La croissance européenne (+20 % de PIB depuis 2010) ne s’est pas traduite par une amélioration du niveau de vie. La pauvreté a progressé en France et stagné en Allemagne. Le pouvoir d’achat reste la première préoccupation des Français depuis cinq ans. Un tiers d’entre eux, et 38 % des Allemands, se disent incapables de faire face à une dépense imprévue (enquête UE 2024). Chacun connaît aujourd’hui la traduction politique de ces errements économiques : alors qu’en 1999, le Front national faisait 5,7 % aux européennes et l’AfD 3 %, en 2024, ils atteignent respectivement 32 % et 16 %. Ensemble, les deux grands blocs démocrates ne réunissent plus que 32 % des voix.
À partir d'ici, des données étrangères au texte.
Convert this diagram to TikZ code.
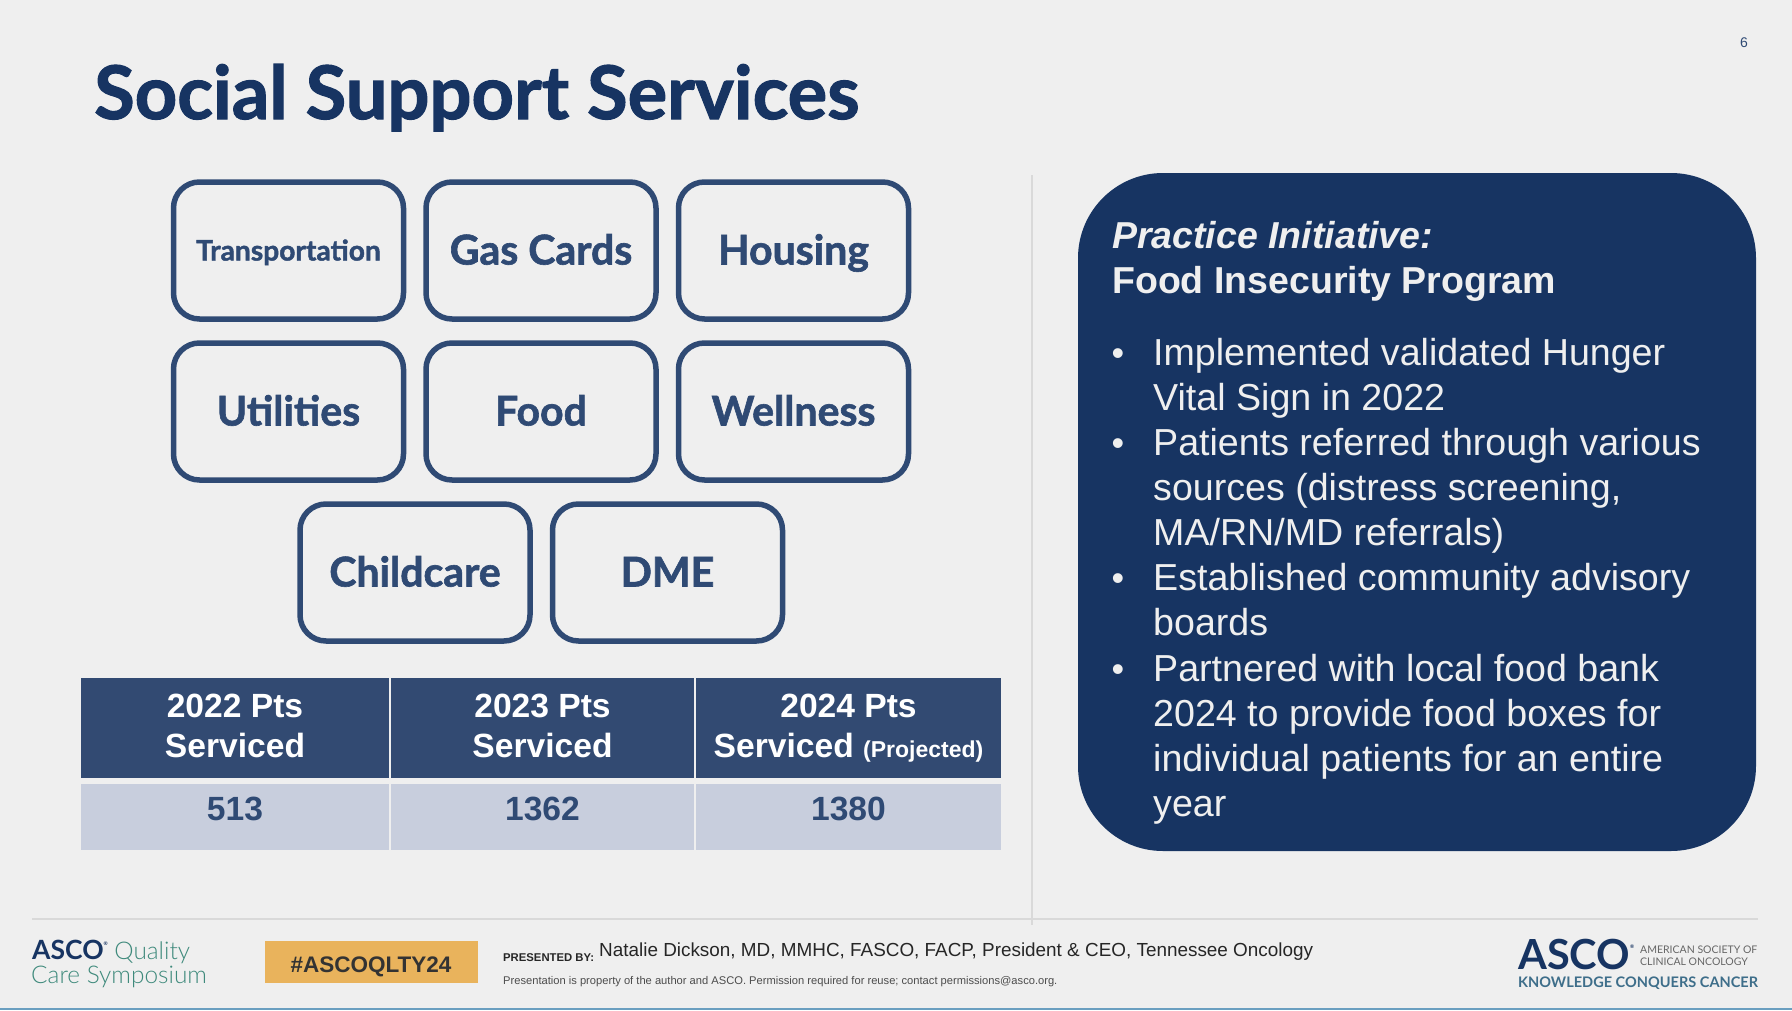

Justice sociale et efficacité économique ne sont pas incompatibles : elles doivent dialoguer –sans opposer Berlin à Paris, ni morale à croissance, sur cette ligne de crête qu’est le respect des perceptions. Le compromis proposé par Gabriel Zucman, une taxation modérée des très hauts patrimoines, tenant compte des impôts déjà acquittés, ou du mouvement allemand « tax me now » incarnent cette tentative de conciliation. Il s’agit surtout d’une possibilité de réintroduire une conscience politique dans les choix d’action publique : repenser la fiscalité du capital mais aussi sa valeur sociale est essentiel au risque d’une issue fatale pour les démocraties européennes.